### Records supplied
──────
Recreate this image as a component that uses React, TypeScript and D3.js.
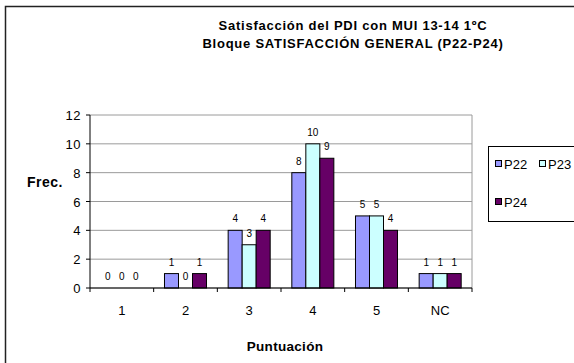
import React from "react";
import * as d3 from "d3";

const categories = ["1", "2", "3", "4", "5", "NC"];
const seriesNames = ["P22", "P23", "P24"];
const p22 = [0, 1, 4, 8, 5, 1];
const p23 = [0, 0, 3, 10, 5, 1];
const p24 = [0, 1, 4, 9, 4, 1];
const yTicks = [0, 2, 4, 6, 8, 10, 12];
const colors = ["#9999FF", "#CCFFFF", "#660066"];
const titleLines = ["Satisfacción del PDI con MUI 13-14 1ºC", "Bloque SATISFACCIÓN GENERAL (P22-P24)"];

const W = 574;
const H = 363;
const plot = { left: 90, right: 472, top: 115, bottom: 288 };
const font = "Arial, 'Liberation Sans', sans-serif";

export default function App() {
  const values = [p22, p23, p24];
  const x0 = d3.scaleBand<string>().domain(categories).range([plot.left, plot.right]);
  const bw = x0.bandwidth();
  const gap = bw * 0.17;
  const x1 = d3.scaleBand<string>().domain(seriesNames).range([gap, bw - gap]);
  const y = d3.scaleLinear().domain([0, 12]).range([plot.bottom, plot.top]);

  return (
    <svg width={W} height={H} style={{ position: "absolute", left: 0, top: 0, background: "#fff" }} fontFamily={font}>
      <rect x={0} y={0} width={W} height={H} fill="#fff" />
      {/* outer frame */}
      <rect x={5.5} y={6.5} width={W + 10} height={H + 10} fill="none" stroke="#222" strokeWidth={1.5} />
      {/* title */}
      {titleLines.map((t, i) => (
        <text key={i} x={353} y={30 + i * 18} textAnchor="middle" fontSize={13} fontWeight="bold" letterSpacing={0.75} fill="#000">
          {t}
        </text>
      ))}
      {/* gridlines */}
      {yTicks.map((t) => (
        <line key={"g" + t} x1={plot.left} x2={plot.right} y1={y(t)} y2={y(t)} stroke="#9a9a9a" strokeWidth={1} />
      ))}
      <line x1={plot.right} x2={plot.right} y1={plot.top} y2={plot.bottom} stroke="#9a9a9a" strokeWidth={1} />
      {/* bars */}
      {values.map((vals, si) =>
        vals.map((v, ci) => {
          const bx = (x0(categories[ci]) as number) + (x1(seriesNames[si]) as number);
          const by = y(v);
          return (
            <g key={si + "-" + ci}>
              {v > 0 && (
                <rect x={bx} y={by} width={x1.bandwidth()} height={y(0) - by} fill={colors[si]} stroke="#000" strokeWidth={1} />
              )}
              <text x={bx + x1.bandwidth() / 2} y={by - 8} textAnchor="middle" fontSize={10} fill="#000">
                {v}
              </text>
            </g>
          );
        })
      )}
      {/* y axis */}
      <line x1={plot.left} x2={plot.left} y1={plot.top} y2={plot.bottom} stroke="#000" strokeWidth={1} />
      {yTicks.map((t) => (
        <g key={"t" + t}>
          <line x1={plot.left - 4} x2={plot.left} y1={y(t)} y2={y(t)} stroke="#000" />
          <text x={plot.left - 9} y={y(t) + 5} textAnchor="end" fontSize={13} letterSpacing={0.5} fill="#000">
            {t}
          </text>
        </g>
      ))}
      {/* x axis */}
      <line x1={plot.left} x2={plot.right} y1={plot.bottom} y2={plot.bottom} stroke="#000" strokeWidth={1} />
      {categories.map((c, i) => (
        <g key={"x" + c}>
          <line x1={x0(c) as number} x2={x0(c) as number} y1={plot.bottom} y2={plot.bottom + 4} stroke="#000" />
          <text x={(x0(c) as number) + bw / 2} y={plot.bottom + 27} textAnchor="middle" fontSize={13} fill="#000">
            {c}
          </text>
        </g>
      ))}
      <line x1={plot.right} x2={plot.right} y1={plot.bottom} y2={plot.bottom + 4} stroke="#000" />
      {/* axis titles */}
      <text x={27} y={187} fontSize={14} fontWeight="bold" letterSpacing={0.5} fill="#000">Frec.</text>
      <text x={285} y={351} textAnchor="middle" fontSize={13.5} fontWeight="bold" letterSpacing={0.3} fill="#000">Puntuación</text>
      {/* legend */}
      <rect x={488.5} y={146.5} width={100} height={75} fill="#fff" stroke="#000" strokeWidth={1} />
      {seriesNames.map((s, i) => {
        const lx = i === 1 ? 539 : 495;
        const ly = i === 2 ? 202 : 164;
        return (
          <g key={"l" + s}>
            <rect x={lx + 0.5} y={ly - 3.5} width={6} height={6} fill={colors[i]} stroke="#000" strokeWidth={1} />
            <text x={lx + 9} y={ly + 5} fontSize={13} fill="#000">{s}</text>
          </g>
        );
      })}
    </svg>
  );
}
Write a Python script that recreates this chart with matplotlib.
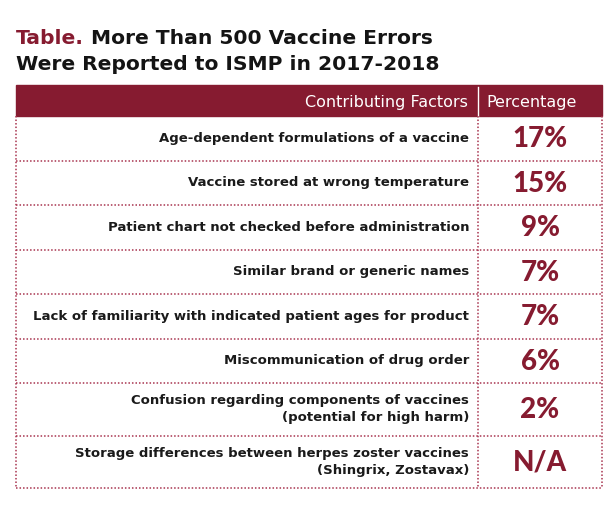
import matplotlib.pyplot as plt
from matplotlib.patches import Rectangle

# Table content
factors = [
    'Age-dependent formulations of a vaccine',
    'Vaccine stored at wrong temperature',
    'Patient chart not checked before administration',
    'Similar brand or generic names',
    'Lack of familiarity with indicated patient ages for product',
    'Miscommunication of drug order',
    'Confusion regarding components of vaccines\n(potential for high harm)',
    'Storage differences between herpes zoster vaccines\n(Shingrix, Zostavax)',
]
percentages = ['17%', '15%', '9%', '7%', '7%', '6%', '2%', 'N/A']
headers = ['Contributing Factors', 'Percentage']

maroon = '#861b30'
dot_color = '#a8344f'
font = 'DejaVu Sans'

fig = plt.figure(figsize=(6.15, 5.05), dpi=100)
ax = fig.add_axes([0, 0, 1, 1])
ax.set_xlim(0, 615)
ax.set_ylim(505, 0)
ax.axis('off')

# Title
t1 = ax.text(16, 44, 'Table.', color=maroon, fontsize=14.6, fontweight='bold',
             family=font, va='baseline')
ax.annotate(' More Than 500 Vaccine Errors', xy=(1, 0), xycoords=t1,
            va='bottom', ha='left', fontsize=14.6, fontweight='bold', family=font,
            color='#141414')
ax.text(16, 70, 'Were Reported to ISMP in 2017-2018', color='#141414', fontsize=14.6,
        fontweight='bold', family=font, va='baseline')

left, mid, right = 16, 478, 602
top, head_bot = 85, 116

# Header bar
ax.add_patch(Rectangle((left, top), right - left, head_bot - top, color=maroon))
ax.plot([mid, mid], [top + 2, head_bot], color='white', lw=1)
ax.text(mid - 10, 102, headers[0], color='white', fontsize=11.5, family=font,
        ha='right', va='center')
ax.text(mid + 8, 102, headers[1], color='white', fontsize=11.5, family=font,
        ha='left', va='center')

# Rows
y = head_bot
dots = dict(color=dot_color, lw=1.1, ls=(0, (1, 1.3)))
for factor, pct in zip(factors, percentages):
    nlines = factor.count('\n') + 1
    h = 44.5 if nlines == 1 else 52.5
    cy = y + h / 2
    ax.text(mid - 9, cy, factor, ha='right', va='center', fontsize=9.5,
            family=font, fontweight='bold', color='#1a1a1a', linespacing=1.45,
            multialignment='right')
    ax.text((mid + right) / 2, cy + 1, pct, ha='center', va='center', fontsize=20,
            family='Lato', fontweight='black', color=maroon)
    y += h
    ax.plot([left, right], [y, y], **dots)

ax.plot([left, left], [head_bot, y], **dots)
ax.plot([mid, mid], [head_bot, y], **dots)
ax.plot([right, right], [head_bot, y], **dots)

fig.savefig('out.png', dpi=100)
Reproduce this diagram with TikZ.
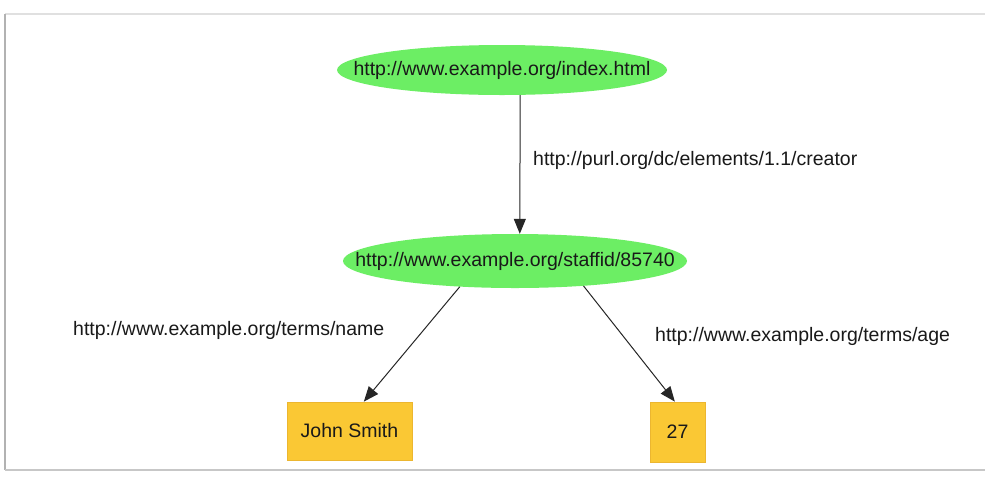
──────
### Exercise directions
Repeat exactly the lines from the first line of the records above through the line containing "d3.scaleLinear().domain([0, 12]).range([plot.bottom, plot.top]);", leaving out the pictures.

### Result of the exercise
Recreate this image as a component that uses React, TypeScript and D3.js.
import React from "react";
import * as d3 from "d3";

const categories = ["1", "2", "3", "4", "5", "NC"];
const seriesNames = ["P22", "P23", "P24"];
const p22 = [0, 1, 4, 8, 5, 1];
const p23 = [0, 0, 3, 10, 5, 1];
const p24 = [0, 1, 4, 9, 4, 1];
const yTicks = [0, 2, 4, 6, 8, 10, 12];
const colors = ["#9999FF", "#CCFFFF", "#660066"];
const titleLines = ["Satisfacción del PDI con MUI 13-14 1ºC", "Bloque SATISFACCIÓN GENERAL (P22-P24)"];

const W = 574;
const H = 363;
const plot = { left: 90, right: 472, top: 115, bottom: 288 };
const font = "Arial, 'Liberation Sans', sans-serif";

export default function App() {
  const values = [p22, p23, p24];
  const x0 = d3.scaleBand<string>().domain(categories).range([plot.left, plot.right]);
  const bw = x0.bandwidth();
  const gap = bw * 0.17;
  const x1 = d3.scaleBand<string>().domain(seriesNames).range([gap, bw - gap]);
  const y = d3.scaleLinear().domain([0, 12]).range([plot.bottom, plot.top]);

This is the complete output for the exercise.